Exercise requirements - Data follows below. Repeat exactly the lines between the line holding "What TikZ code" and the line holding "(0,0) rectangle (7.955,6.326);", inclusive, and nothing more; drop pictures.

--- start Material for this exercise ---

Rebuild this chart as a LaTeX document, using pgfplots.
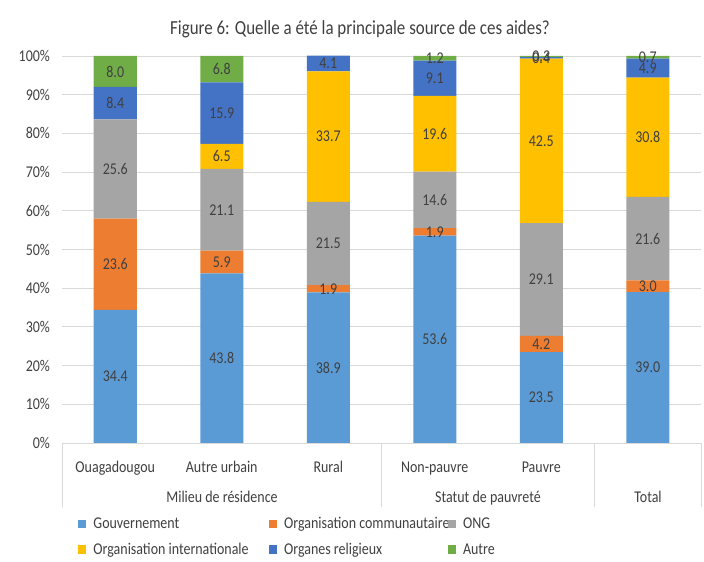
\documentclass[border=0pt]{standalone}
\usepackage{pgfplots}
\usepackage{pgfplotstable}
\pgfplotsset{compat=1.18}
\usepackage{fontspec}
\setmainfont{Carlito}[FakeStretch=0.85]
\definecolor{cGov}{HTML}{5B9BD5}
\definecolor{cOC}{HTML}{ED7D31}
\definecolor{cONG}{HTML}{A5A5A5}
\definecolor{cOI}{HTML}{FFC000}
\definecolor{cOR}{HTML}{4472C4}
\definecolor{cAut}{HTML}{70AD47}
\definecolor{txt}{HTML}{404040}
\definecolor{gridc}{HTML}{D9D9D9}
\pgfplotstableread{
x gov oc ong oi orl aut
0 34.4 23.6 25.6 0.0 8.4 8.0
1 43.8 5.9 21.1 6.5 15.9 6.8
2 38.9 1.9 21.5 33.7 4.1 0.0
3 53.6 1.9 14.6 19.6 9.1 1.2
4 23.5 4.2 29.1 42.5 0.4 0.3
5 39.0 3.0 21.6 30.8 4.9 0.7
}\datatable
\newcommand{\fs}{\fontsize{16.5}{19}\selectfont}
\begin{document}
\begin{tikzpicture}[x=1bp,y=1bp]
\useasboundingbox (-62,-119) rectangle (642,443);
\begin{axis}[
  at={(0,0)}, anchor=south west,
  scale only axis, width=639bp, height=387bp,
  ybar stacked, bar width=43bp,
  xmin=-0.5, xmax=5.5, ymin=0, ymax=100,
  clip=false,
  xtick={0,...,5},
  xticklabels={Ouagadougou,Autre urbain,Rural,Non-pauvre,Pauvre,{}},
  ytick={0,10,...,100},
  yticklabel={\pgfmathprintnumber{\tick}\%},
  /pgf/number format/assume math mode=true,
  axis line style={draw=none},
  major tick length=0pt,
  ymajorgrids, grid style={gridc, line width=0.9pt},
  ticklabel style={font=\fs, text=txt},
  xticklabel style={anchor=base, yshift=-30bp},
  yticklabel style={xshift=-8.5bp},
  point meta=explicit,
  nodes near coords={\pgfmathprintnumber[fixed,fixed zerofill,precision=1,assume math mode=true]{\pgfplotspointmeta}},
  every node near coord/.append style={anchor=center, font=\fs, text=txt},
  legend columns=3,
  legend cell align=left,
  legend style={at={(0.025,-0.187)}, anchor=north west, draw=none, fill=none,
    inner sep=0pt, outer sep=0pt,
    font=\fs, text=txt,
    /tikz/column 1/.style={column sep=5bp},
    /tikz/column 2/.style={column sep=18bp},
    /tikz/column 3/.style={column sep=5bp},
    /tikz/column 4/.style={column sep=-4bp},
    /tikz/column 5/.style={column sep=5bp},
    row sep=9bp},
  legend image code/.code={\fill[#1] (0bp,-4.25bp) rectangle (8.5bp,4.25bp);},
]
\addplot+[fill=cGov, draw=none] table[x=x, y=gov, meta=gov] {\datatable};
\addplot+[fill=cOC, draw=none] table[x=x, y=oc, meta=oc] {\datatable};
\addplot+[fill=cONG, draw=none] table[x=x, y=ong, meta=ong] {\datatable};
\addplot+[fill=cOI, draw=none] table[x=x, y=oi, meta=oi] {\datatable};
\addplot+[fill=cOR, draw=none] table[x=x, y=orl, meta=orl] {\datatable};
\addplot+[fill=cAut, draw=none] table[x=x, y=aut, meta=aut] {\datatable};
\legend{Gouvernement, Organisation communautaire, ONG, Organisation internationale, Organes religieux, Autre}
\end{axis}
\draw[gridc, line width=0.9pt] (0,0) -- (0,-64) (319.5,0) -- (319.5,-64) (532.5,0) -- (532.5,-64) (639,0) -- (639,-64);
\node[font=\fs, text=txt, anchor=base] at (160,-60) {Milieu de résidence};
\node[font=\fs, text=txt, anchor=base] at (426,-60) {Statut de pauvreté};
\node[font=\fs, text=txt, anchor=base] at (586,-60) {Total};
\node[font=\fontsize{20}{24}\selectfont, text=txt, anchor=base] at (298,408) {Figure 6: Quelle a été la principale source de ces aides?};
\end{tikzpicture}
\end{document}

--- end Material for this exercise ---
--- start Material for this exercise ---

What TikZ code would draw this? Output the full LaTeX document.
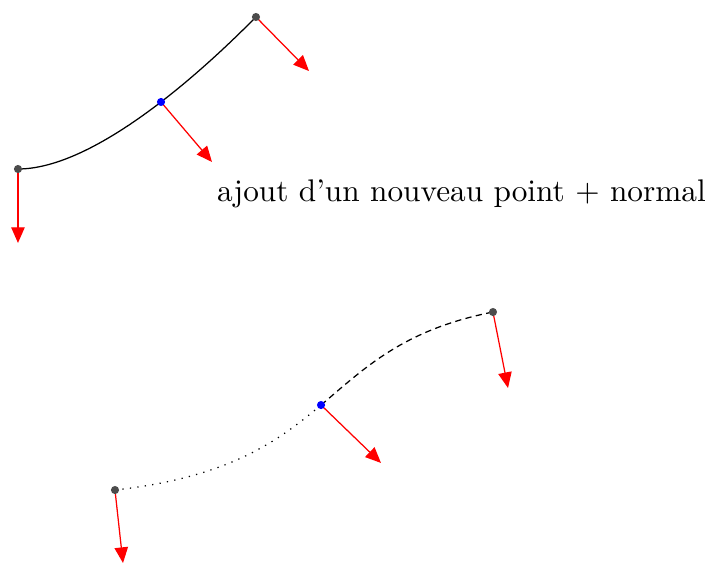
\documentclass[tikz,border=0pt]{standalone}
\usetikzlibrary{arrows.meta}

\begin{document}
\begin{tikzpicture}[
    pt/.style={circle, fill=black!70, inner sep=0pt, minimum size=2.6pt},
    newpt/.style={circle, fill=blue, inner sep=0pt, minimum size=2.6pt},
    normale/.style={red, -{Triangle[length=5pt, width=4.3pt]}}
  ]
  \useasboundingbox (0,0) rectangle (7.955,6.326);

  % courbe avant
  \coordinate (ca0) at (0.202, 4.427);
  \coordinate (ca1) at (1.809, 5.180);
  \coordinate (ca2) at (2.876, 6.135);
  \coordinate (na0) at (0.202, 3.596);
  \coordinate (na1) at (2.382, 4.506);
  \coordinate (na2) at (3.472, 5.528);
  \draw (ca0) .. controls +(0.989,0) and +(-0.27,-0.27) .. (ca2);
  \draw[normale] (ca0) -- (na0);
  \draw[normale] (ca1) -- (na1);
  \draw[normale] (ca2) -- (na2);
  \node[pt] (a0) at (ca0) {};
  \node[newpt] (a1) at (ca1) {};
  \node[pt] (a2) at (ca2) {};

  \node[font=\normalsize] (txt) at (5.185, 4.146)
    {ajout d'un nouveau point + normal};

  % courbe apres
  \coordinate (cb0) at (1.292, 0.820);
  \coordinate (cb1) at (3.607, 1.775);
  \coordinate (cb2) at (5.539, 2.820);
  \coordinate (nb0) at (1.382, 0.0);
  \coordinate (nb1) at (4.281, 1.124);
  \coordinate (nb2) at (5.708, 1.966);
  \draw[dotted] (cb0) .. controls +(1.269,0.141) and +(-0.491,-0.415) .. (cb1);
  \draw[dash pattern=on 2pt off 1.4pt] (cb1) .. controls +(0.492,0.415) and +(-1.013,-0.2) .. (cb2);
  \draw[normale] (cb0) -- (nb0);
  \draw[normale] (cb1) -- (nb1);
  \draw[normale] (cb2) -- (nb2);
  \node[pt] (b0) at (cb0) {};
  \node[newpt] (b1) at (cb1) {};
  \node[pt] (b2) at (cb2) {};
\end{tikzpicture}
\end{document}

--- end Material for this exercise ---

Worked solution -
What TikZ code would draw this? Output the full LaTeX document.
\documentclass[tikz,border=0pt]{standalone}
\usetikzlibrary{arrows.meta}

\begin{document}
\begin{tikzpicture}[
    pt/.style={circle, fill=black!70, inner sep=0pt, minimum size=2.6pt},
    newpt/.style={circle, fill=blue, inner sep=0pt, minimum size=2.6pt},
    normale/.style={red, -{Triangle[length=5pt, width=4.3pt]}}
  ]
  \useasboundingbox (0,0) rectangle (7.955,6.326);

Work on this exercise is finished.